> [Instruction]: Return the material word for word. Do not include the pictures.

> [Given information]:
** START **
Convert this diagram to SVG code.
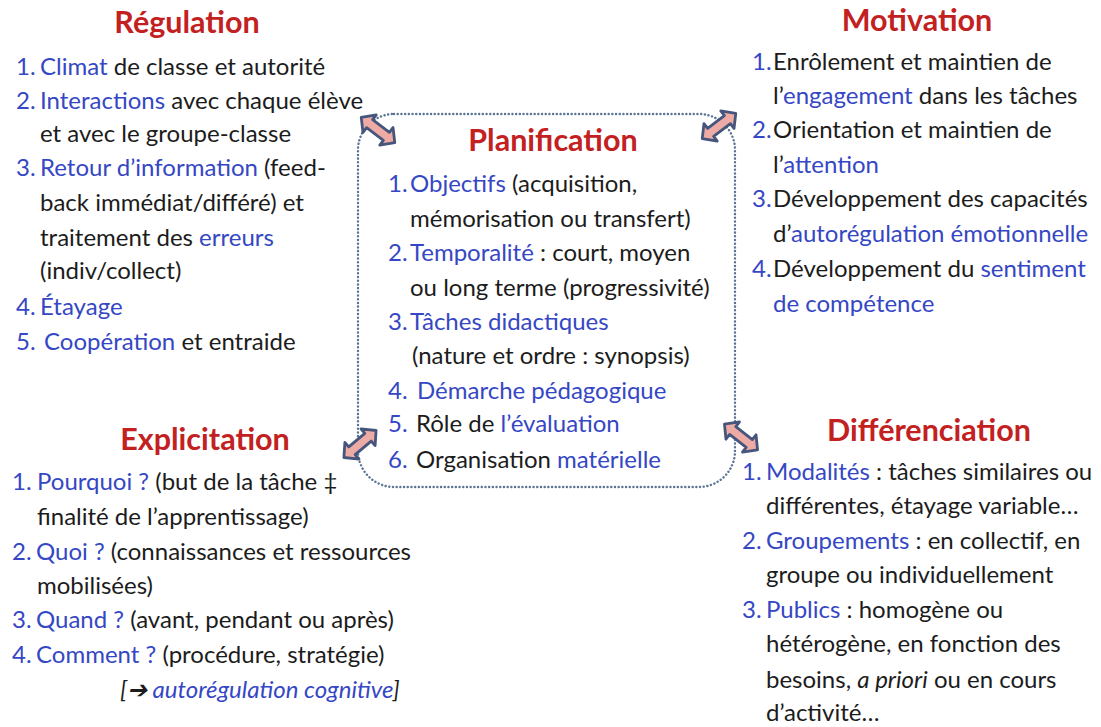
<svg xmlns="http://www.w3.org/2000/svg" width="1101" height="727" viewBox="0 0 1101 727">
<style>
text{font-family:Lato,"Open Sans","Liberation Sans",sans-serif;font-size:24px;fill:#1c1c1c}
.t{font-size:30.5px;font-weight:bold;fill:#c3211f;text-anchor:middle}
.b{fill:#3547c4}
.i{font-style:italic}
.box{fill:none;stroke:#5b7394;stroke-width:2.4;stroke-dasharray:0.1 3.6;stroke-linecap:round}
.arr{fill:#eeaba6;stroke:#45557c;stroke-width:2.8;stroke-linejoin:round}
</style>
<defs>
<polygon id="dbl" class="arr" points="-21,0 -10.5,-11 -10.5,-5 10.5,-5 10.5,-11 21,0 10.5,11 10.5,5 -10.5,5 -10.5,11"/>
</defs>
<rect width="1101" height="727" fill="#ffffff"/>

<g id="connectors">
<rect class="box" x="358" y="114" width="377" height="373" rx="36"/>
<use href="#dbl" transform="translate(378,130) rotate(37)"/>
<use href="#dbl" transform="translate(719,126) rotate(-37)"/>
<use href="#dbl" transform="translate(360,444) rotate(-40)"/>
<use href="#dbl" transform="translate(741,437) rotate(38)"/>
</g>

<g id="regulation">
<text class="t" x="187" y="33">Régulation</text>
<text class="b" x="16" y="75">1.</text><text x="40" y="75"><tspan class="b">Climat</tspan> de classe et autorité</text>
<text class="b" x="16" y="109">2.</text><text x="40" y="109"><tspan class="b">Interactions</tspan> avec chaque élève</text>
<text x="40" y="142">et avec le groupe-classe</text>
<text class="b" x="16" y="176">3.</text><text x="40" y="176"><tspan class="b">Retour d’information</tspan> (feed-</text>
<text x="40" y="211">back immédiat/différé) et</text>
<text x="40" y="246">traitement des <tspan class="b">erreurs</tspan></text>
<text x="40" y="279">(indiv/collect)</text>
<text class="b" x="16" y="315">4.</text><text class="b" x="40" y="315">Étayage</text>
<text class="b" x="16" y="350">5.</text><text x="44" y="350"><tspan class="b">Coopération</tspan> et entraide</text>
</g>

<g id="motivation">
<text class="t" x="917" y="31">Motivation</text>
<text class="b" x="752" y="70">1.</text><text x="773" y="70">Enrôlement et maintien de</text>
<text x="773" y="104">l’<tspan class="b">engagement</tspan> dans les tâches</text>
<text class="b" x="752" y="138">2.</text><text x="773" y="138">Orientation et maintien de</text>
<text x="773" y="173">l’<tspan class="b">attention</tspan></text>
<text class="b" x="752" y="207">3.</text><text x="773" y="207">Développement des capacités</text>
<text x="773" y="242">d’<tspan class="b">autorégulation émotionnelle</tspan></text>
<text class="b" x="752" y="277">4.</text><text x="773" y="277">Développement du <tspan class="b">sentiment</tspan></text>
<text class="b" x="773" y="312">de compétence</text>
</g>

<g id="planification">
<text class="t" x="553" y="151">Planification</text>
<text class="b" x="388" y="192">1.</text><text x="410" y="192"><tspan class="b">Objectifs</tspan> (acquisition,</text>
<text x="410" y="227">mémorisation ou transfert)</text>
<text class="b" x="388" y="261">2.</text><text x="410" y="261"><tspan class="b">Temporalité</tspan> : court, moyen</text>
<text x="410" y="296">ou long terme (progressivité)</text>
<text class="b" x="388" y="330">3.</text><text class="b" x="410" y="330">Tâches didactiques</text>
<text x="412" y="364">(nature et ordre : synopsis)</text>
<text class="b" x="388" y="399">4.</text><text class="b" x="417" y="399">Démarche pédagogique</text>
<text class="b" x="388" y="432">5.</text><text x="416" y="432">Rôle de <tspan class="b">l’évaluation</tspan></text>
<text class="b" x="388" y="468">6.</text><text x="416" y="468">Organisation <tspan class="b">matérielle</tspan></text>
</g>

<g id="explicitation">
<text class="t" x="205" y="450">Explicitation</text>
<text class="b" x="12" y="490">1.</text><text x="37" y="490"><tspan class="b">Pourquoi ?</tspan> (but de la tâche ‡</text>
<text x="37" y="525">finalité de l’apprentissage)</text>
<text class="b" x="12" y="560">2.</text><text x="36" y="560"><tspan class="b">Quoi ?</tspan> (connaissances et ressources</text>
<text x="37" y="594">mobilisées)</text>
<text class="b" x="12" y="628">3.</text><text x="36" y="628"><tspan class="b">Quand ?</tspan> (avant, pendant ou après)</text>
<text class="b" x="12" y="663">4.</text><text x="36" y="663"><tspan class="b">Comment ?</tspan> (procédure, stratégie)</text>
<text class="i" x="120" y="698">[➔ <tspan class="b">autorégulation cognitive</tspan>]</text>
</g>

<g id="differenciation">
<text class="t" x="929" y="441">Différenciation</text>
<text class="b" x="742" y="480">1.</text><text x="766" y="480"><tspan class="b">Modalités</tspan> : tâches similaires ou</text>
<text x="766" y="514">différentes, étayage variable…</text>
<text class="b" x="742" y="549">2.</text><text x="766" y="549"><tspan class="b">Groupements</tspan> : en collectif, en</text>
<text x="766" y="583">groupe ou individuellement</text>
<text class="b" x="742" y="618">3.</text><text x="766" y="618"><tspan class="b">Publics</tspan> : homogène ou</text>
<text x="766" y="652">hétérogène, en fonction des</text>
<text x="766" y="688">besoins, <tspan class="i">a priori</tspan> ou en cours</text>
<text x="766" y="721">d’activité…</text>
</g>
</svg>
** END **
> [Answer to this exercise]:
Convert this diagram to SVG code.
<svg xmlns="http://www.w3.org/2000/svg" width="1101" height="727" viewBox="0 0 1101 727">
<style>
text{font-family:Lato,"Open Sans","Liberation Sans",sans-serif;font-size:24px;fill:#1c1c1c}
.t{font-size:30.5px;font-weight:bold;fill:#c3211f;text-anchor:middle}
.b{fill:#3547c4}
.i{font-style:italic}
.box{fill:none;stroke:#5b7394;stroke-width:2.4;stroke-dasharray:0.1 3.6;stroke-linecap:round}
.arr{fill:#eeaba6;stroke:#45557c;stroke-width:2.8;stroke-linejoin:round}
</style>
<defs>
<polygon id="dbl" class="arr" points="-21,0 -10.5,-11 -10.5,-5 10.5,-5 10.5,-11 21,0 10.5,11 10.5,5 -10.5,5 -10.5,11"/>
</defs>
<rect width="1101" height="727" fill="#ffffff"/>

<g id="connectors">
<rect class="box" x="358" y="114" width="377" height="373" rx="36"/>
<use href="#dbl" transform="translate(378,130) rotate(37)"/>
<use href="#dbl" transform="translate(719,126) rotate(-37)"/>
<use href="#dbl" transform="translate(360,444) rotate(-40)"/>
<use href="#dbl" transform="translate(741,437) rotate(38)"/>
</g>

<g id="regulation">
<text class="t" x="187" y="33">Régulation</text>
<text class="b" x="16" y="75">1.</text><text x="40" y="75"><tspan class="b">Climat</tspan> de classe et autorité</text>
<text class="b" x="16" y="109">2.</text><text x="40" y="109"><tspan class="b">Interactions</tspan> avec chaque élève</text>
<text x="40" y="142">et avec le groupe-classe</text>
<text class="b" x="16" y="176">3.</text><text x="40" y="176"><tspan class="b">Retour d’information</tspan> (feed-</text>
<text x="40" y="211">back immédiat/différé) et</text>
<text x="40" y="246">traitement des <tspan class="b">erreurs</tspan></text>
<text x="40" y="279">(indiv/collect)</text>
<text class="b" x="16" y="315">4.</text><text class="b" x="40" y="315">Étayage</text>
<text class="b" x="16" y="350">5.</text><text x="44" y="350"><tspan class="b">Coopération</tspan> et entraide</text>
</g>

<g id="motivation">
<text class="t" x="917" y="31">Motivation</text>
<text class="b" x="752" y="70">1.</text><text x="773" y="70">Enrôlement et maintien de</text>
<text x="773" y="104">l’<tspan class="b">engagement</tspan> dans les tâches</text>
<text class="b" x="752" y="138">2.</text><text x="773" y="138">Orientation et maintien de</text>
<text x="773" y="173">l’<tspan class="b">attention</tspan></text>
<text class="b" x="752" y="207">3.</text><text x="773" y="207">Développement des capacités</text>
<text x="773" y="242">d’<tspan class="b">autorégulation émotionnelle</tspan></text>
<text class="b" x="752" y="277">4.</text><text x="773" y="277">Développement du <tspan class="b">sentiment</tspan></text>
<text class="b" x="773" y="312">de compétence</text>
</g>

<g id="planification">
<text class="t" x="553" y="151">Planification</text>
<text class="b" x="388" y="192">1.</text><text x="410" y="192"><tspan class="b">Objectifs</tspan> (acquisition,</text>
<text x="410" y="227">mémorisation ou transfert)</text>
<text class="b" x="388" y="261">2.</text><text x="410" y="261"><tspan class="b">Temporalité</tspan> : court, moyen</text>
<text x="410" y="296">ou long terme (progressivité)</text>
<text class="b" x="388" y="330">3.</text><text class="b" x="410" y="330">Tâches didactiques</text>
<text x="412" y="364">(nature et ordre : synopsis)</text>
<text class="b" x="388" y="399">4.</text><text class="b" x="417" y="399">Démarche pédagogique</text>
<text class="b" x="388" y="432">5.</text><text x="416" y="432">Rôle de <tspan class="b">l’évaluation</tspan></text>
<text class="b" x="388" y="468">6.</text><text x="416" y="468">Organisation <tspan class="b">matérielle</tspan></text>
</g>

<g id="explicitation">
<text class="t" x="205" y="450">Explicitation</text>
<text class="b" x="12" y="490">1.</text><text x="37" y="490"><tspan class="b">Pourquoi ?</tspan> (but de la tâche ‡</text>
<text x="37" y="525">finalité de l’apprentissage)</text>
<text class="b" x="12" y="560">2.</text><text x="36" y="560"><tspan class="b">Quoi ?</tspan> (connaissances et ressources</text>
<text x="37" y="594">mobilisées)</text>
<text class="b" x="12" y="628">3.</text><text x="36" y="628"><tspan class="b">Quand ?</tspan> (avant, pendant ou après)</text>
<text class="b" x="12" y="663">4.</text><text x="36" y="663"><tspan class="b">Comment ?</tspan> (procédure, stratégie)</text>
<text class="i" x="120" y="698">[➔ <tspan class="b">autorégulation cognitive</tspan>]</text>
</g>

<g id="differenciation">
<text class="t" x="929" y="441">Différenciation</text>
<text class="b" x="742" y="480">1.</text><text x="766" y="480"><tspan class="b">Modalités</tspan> : tâches similaires ou</text>
<text x="766" y="514">différentes, étayage variable…</text>
<text class="b" x="742" y="549">2.</text><text x="766" y="549"><tspan class="b">Groupements</tspan> : en collectif, en</text>
<text x="766" y="583">groupe ou individuellement</text>
<text class="b" x="742" y="618">3.</text><text x="766" y="618"><tspan class="b">Publics</tspan> : homogène ou</text>
<text x="766" y="652">hétérogène, en fonction des</text>
<text x="766" y="688">besoins, <tspan class="i">a priori</tspan> ou en cours</text>
<text x="766" y="721">d’activité…</text>
</g>
</svg>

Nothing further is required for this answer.